Unprinted Arkansas History

By Mrs. L.J. Carmack, of Charleston

Mrs. Carmack remembers the funerals of Generals Styne and McCullough. When a small child, she watched the processions march past her father's house in Fort Smith, en route for the National Cemetery

One of the three soldiers, whom three young ladies buried, near Charleston, was shot down in Mrs. Roberts' yard. Mrs. Lizzie Haynes was one of these young ladies. They could not procure coffins for the soldiers, but reverently buried them as best they could, with their own hands. When the sad task was done and they turned homeward, which was three miles distant, the stars were beginning to shine.

Once old Mrs.
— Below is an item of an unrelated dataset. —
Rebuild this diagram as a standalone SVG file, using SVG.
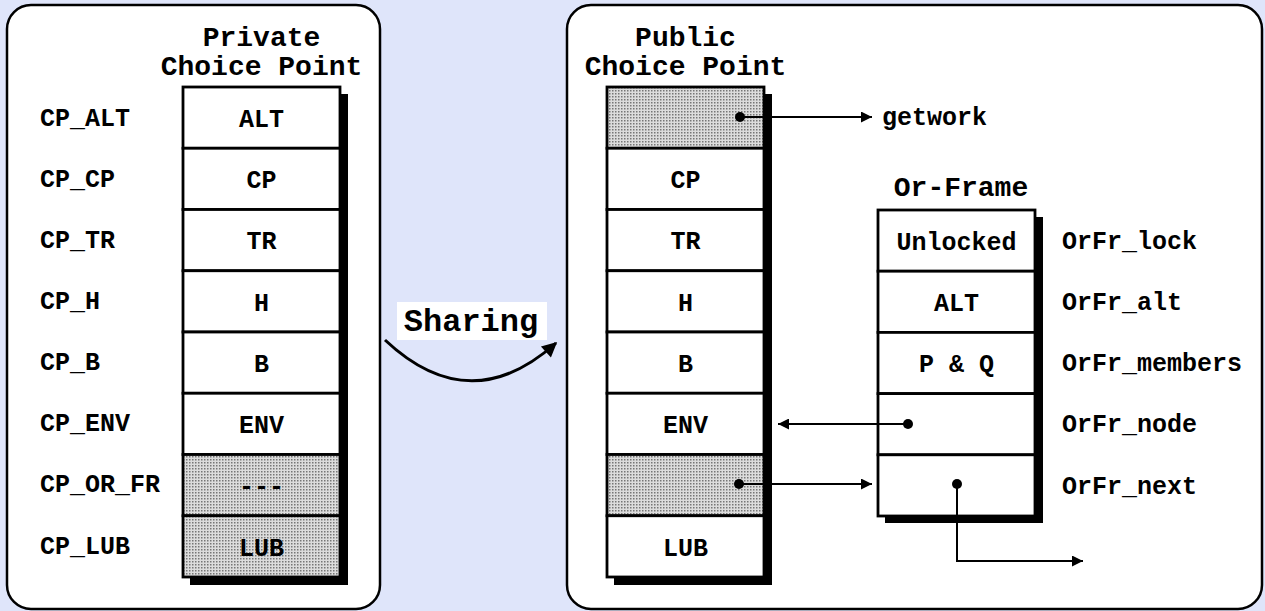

Susan Richardson and "Grandma" Gunter drove some yearlings hitched to a wagon from Charleston to Fort Smith for provisions. On the way home some of the yearlings became exhausted and the women took turns helping draw the wagons.

The ladies met at the Methodist church in Fort Smith, and made clothes, shirts mostly, for the soldiers. A Mrs. Beard cut the clothes, and let Mrs. Carmack and many other little schoolgirls make little oilcloth haversacks for the soldiers.

Fort Smith depended on Federal wagon trains for supplies. Most people, especially through the country, spun and wove their cloth.